● **Problem statement**: Give the data again exactly, from its opening line through the line in which "fill=False, edgecolor='#a6a6a6', linewidth=1.5, zorder=0))" appears.

━━━━━ Source material ━━━━━

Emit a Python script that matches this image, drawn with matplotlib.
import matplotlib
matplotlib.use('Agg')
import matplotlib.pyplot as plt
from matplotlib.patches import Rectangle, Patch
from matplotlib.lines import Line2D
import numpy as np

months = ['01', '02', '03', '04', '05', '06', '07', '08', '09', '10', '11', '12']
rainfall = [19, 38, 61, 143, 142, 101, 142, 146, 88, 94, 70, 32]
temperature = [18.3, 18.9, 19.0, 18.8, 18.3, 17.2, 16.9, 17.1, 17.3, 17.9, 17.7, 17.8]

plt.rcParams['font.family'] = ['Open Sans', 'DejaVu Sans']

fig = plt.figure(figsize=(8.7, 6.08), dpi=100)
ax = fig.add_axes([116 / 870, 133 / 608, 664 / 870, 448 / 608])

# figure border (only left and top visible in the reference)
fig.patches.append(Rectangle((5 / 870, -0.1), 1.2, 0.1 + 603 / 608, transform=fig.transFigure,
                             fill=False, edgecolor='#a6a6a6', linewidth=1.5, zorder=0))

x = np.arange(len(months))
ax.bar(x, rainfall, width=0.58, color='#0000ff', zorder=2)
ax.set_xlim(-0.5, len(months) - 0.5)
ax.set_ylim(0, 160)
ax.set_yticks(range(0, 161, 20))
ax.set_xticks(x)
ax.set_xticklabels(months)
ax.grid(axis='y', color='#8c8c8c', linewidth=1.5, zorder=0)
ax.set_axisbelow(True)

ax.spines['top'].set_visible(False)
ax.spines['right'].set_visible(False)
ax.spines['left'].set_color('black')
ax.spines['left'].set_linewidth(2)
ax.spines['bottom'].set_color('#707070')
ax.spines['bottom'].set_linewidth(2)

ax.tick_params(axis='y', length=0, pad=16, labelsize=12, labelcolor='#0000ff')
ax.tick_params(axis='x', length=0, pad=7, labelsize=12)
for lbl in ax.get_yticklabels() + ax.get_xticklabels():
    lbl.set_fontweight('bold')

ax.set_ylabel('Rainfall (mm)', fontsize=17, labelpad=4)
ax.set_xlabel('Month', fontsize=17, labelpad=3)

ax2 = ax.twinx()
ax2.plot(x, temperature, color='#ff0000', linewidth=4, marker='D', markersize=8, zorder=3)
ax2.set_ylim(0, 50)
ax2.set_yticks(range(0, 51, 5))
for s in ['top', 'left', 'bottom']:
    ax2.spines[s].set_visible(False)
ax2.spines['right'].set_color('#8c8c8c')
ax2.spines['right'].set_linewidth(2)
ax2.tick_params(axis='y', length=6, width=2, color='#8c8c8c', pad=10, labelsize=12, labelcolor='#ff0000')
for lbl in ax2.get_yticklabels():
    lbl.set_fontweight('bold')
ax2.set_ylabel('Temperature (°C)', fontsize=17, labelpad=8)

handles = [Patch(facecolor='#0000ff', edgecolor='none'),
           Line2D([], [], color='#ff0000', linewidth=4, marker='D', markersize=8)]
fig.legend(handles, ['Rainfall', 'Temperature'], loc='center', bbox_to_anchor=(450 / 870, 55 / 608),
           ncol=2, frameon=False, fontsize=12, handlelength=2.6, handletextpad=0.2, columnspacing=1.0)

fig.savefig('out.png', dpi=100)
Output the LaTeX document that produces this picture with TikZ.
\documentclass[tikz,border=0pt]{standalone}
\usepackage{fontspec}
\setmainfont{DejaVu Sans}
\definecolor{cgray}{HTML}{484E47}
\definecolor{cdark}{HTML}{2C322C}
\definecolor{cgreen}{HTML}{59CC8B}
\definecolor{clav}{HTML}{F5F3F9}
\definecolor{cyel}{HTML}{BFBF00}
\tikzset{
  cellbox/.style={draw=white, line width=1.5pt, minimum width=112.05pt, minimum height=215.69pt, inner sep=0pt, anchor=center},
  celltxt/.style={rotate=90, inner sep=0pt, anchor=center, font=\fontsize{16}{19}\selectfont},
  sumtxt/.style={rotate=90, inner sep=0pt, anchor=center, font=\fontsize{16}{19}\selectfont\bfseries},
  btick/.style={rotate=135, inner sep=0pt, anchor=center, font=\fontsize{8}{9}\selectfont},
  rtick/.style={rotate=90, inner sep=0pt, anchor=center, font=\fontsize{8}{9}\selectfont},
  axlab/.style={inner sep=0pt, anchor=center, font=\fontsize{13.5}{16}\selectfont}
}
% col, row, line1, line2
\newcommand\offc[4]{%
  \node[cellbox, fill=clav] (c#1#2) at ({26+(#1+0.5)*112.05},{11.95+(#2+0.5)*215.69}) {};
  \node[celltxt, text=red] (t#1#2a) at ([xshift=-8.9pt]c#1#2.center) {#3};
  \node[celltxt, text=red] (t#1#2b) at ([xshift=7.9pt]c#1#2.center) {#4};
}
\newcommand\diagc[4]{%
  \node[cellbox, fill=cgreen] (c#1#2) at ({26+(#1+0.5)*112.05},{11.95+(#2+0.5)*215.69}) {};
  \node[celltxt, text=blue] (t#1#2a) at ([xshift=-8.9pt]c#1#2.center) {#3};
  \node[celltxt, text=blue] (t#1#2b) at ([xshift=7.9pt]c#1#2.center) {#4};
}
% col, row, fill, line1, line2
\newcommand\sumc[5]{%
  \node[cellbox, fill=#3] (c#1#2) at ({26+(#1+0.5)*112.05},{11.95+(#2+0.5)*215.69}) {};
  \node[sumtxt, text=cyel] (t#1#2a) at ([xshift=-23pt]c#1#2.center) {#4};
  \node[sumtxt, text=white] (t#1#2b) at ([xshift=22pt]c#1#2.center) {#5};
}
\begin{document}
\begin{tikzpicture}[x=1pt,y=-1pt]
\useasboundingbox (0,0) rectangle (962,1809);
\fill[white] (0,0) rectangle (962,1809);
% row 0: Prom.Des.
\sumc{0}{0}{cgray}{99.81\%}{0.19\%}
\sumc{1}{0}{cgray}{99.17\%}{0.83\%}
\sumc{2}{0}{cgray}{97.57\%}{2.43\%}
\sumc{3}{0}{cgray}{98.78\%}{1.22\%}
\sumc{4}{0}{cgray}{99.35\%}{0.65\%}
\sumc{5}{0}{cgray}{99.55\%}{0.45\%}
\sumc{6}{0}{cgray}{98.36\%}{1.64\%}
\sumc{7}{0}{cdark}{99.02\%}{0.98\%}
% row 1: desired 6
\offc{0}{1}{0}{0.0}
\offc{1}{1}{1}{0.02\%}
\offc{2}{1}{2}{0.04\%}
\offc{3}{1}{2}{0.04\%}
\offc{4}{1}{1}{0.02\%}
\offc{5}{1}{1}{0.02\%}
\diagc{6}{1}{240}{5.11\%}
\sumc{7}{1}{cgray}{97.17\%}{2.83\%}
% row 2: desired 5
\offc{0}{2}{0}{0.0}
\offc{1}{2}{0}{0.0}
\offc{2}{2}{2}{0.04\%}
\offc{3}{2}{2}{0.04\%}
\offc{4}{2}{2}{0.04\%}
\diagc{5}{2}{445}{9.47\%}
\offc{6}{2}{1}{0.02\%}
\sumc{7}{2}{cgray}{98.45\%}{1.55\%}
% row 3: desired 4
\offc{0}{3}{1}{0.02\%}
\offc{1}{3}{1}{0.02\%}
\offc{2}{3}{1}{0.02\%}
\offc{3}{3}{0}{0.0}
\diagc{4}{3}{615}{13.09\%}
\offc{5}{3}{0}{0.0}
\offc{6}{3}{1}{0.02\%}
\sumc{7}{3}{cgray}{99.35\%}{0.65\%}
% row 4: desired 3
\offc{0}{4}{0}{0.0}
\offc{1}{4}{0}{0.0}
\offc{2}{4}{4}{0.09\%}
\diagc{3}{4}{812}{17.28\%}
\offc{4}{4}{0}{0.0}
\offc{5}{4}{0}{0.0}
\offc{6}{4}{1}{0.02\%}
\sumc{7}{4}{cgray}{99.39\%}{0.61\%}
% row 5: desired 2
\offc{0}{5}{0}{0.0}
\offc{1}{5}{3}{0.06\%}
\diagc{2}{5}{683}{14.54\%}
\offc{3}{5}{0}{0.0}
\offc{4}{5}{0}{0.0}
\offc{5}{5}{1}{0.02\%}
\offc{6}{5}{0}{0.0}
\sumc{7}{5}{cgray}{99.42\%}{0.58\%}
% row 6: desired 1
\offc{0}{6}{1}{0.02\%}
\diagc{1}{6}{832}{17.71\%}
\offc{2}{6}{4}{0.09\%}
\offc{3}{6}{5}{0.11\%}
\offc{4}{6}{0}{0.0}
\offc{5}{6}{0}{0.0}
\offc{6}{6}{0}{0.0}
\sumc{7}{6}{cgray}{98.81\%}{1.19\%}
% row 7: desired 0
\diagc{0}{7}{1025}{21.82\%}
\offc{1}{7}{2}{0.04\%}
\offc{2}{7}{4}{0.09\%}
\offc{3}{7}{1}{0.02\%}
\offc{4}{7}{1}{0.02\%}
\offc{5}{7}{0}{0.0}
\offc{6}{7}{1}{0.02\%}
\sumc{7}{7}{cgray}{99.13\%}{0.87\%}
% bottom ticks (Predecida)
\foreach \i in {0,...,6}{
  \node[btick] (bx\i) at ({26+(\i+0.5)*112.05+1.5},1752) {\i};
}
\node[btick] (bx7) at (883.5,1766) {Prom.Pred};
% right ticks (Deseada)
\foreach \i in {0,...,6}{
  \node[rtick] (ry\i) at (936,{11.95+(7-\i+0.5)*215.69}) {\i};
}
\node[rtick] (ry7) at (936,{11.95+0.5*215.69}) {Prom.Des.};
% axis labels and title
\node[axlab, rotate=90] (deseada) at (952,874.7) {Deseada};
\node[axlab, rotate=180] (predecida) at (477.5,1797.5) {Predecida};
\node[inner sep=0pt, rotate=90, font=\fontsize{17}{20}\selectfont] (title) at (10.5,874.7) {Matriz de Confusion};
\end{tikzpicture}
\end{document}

━━━━━

● **Complete output**:
Emit a Python script that matches this image, drawn with matplotlib.
import matplotlib
matplotlib.use('Agg')
import matplotlib.pyplot as plt
from matplotlib.patches import Rectangle, Patch
from matplotlib.lines import Line2D
import numpy as np

months = ['01', '02', '03', '04', '05', '06', '07', '08', '09', '10', '11', '12']
rainfall = [19, 38, 61, 143, 142, 101, 142, 146, 88, 94, 70, 32]
temperature = [18.3, 18.9, 19.0, 18.8, 18.3, 17.2, 16.9, 17.1, 17.3, 17.9, 17.7, 17.8]

plt.rcParams['font.family'] = ['Open Sans', 'DejaVu Sans']

fig = plt.figure(figsize=(8.7, 6.08), dpi=100)
ax = fig.add_axes([116 / 870, 133 / 608, 664 / 870, 448 / 608])

# figure border (only left and top visible in the reference)
fig.patches.append(Rectangle((5 / 870, -0.1), 1.2, 0.1 + 603 / 608, transform=fig.transFigure,
                             fill=False, edgecolor='#a6a6a6', linewidth=1.5, zorder=0))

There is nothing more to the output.